• WHAT YOU ARE ASKED TO DO:
Repeat, exactly and in full, the lines of the listing below, but without any pictures.

• DATA SECTION:
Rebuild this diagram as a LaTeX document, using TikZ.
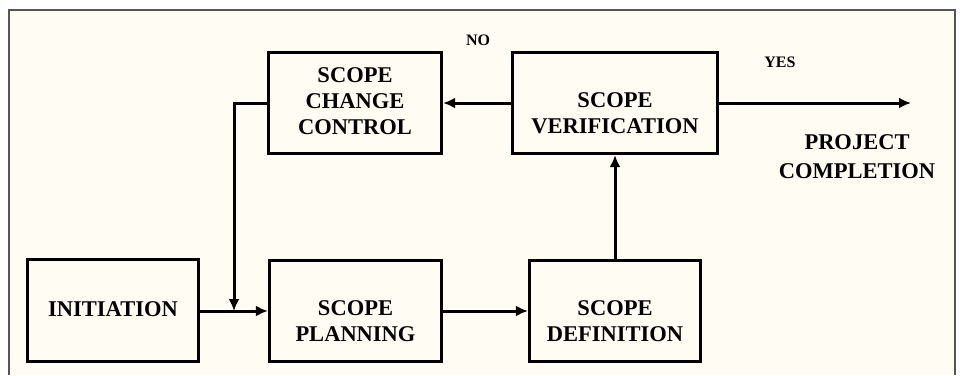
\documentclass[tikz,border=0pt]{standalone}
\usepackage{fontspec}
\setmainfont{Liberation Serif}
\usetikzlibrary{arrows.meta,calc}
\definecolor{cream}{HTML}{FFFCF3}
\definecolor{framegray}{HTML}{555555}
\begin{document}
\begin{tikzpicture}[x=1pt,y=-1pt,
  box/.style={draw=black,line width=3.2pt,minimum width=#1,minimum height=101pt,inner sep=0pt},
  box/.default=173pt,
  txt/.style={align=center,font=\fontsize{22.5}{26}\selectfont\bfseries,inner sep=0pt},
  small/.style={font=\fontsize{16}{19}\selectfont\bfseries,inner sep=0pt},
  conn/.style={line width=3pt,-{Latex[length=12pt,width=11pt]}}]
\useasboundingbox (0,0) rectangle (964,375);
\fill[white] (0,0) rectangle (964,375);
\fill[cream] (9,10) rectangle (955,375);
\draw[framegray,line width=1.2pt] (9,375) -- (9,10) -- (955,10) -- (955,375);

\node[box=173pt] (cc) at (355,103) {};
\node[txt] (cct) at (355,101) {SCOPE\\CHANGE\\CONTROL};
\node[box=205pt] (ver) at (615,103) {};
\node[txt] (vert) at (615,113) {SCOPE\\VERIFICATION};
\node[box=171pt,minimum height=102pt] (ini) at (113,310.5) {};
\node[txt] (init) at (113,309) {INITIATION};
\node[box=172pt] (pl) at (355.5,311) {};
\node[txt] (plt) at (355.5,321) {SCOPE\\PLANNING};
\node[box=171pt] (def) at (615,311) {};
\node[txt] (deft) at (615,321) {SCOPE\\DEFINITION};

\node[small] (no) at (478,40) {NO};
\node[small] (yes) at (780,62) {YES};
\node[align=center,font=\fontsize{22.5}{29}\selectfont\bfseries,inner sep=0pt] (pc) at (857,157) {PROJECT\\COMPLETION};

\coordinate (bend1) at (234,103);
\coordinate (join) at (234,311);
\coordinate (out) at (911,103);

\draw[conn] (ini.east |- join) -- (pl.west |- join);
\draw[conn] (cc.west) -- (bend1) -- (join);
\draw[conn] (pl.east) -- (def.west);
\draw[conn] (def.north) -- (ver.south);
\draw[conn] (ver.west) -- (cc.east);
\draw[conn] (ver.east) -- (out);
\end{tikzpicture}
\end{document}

• EXERCISE OUTPUT:
Rebuild this diagram as a LaTeX document, using TikZ.
\documentclass[tikz,border=0pt]{standalone}
\usepackage{fontspec}
\setmainfont{Liberation Serif}
\usetikzlibrary{arrows.meta,calc}
\definecolor{cream}{HTML}{FFFCF3}
\definecolor{framegray}{HTML}{555555}
\begin{document}
\begin{tikzpicture}[x=1pt,y=-1pt,
  box/.style={draw=black,line width=3.2pt,minimum width=#1,minimum height=101pt,inner sep=0pt},
  box/.default=173pt,
  txt/.style={align=center,font=\fontsize{22.5}{26}\selectfont\bfseries,inner sep=0pt},
  small/.style={font=\fontsize{16}{19}\selectfont\bfseries,inner sep=0pt},
  conn/.style={line width=3pt,-{Latex[length=12pt,width=11pt]}}]
\useasboundingbox (0,0) rectangle (964,375);
\fill[white] (0,0) rectangle (964,375);
\fill[cream] (9,10) rectangle (955,375);
\draw[framegray,line width=1.2pt] (9,375) -- (9,10) -- (955,10) -- (955,375);

\node[box=173pt] (cc) at (355,103) {};
\node[txt] (cct) at (355,101) {SCOPE\\CHANGE\\CONTROL};
\node[box=205pt] (ver) at (615,103) {};
\node[txt] (vert) at (615,113) {SCOPE\\VERIFICATION};
\node[box=171pt,minimum height=102pt] (ini) at (113,310.5) {};
\node[txt] (init) at (113,309) {INITIATION};
\node[box=172pt] (pl) at (355.5,311) {};
\node[txt] (plt) at (355.5,321) {SCOPE\\PLANNING};
\node[box=171pt] (def) at (615,311) {};
\node[txt] (deft) at (615,321) {SCOPE\\DEFINITION};

\node[small] (no) at (478,40) {NO};
\node[small] (yes) at (780,62) {YES};
\node[align=center,font=\fontsize{22.5}{29}\selectfont\bfseries,inner sep=0pt] (pc) at (857,157) {PROJECT\\COMPLETION};

\coordinate (bend1) at (234,103);
\coordinate (join) at (234,311);
\coordinate (out) at (911,103);

\draw[conn] (ini.east |- join) -- (pl.west |- join);
\draw[conn] (cc.west) -- (bend1) -- (join);
\draw[conn] (pl.east) -- (def.west);
\draw[conn] (def.north) -- (ver.south);
\draw[conn] (ver.west) -- (cc.east);
\draw[conn] (ver.east) -- (out);
\end{tikzpicture}
\end{document}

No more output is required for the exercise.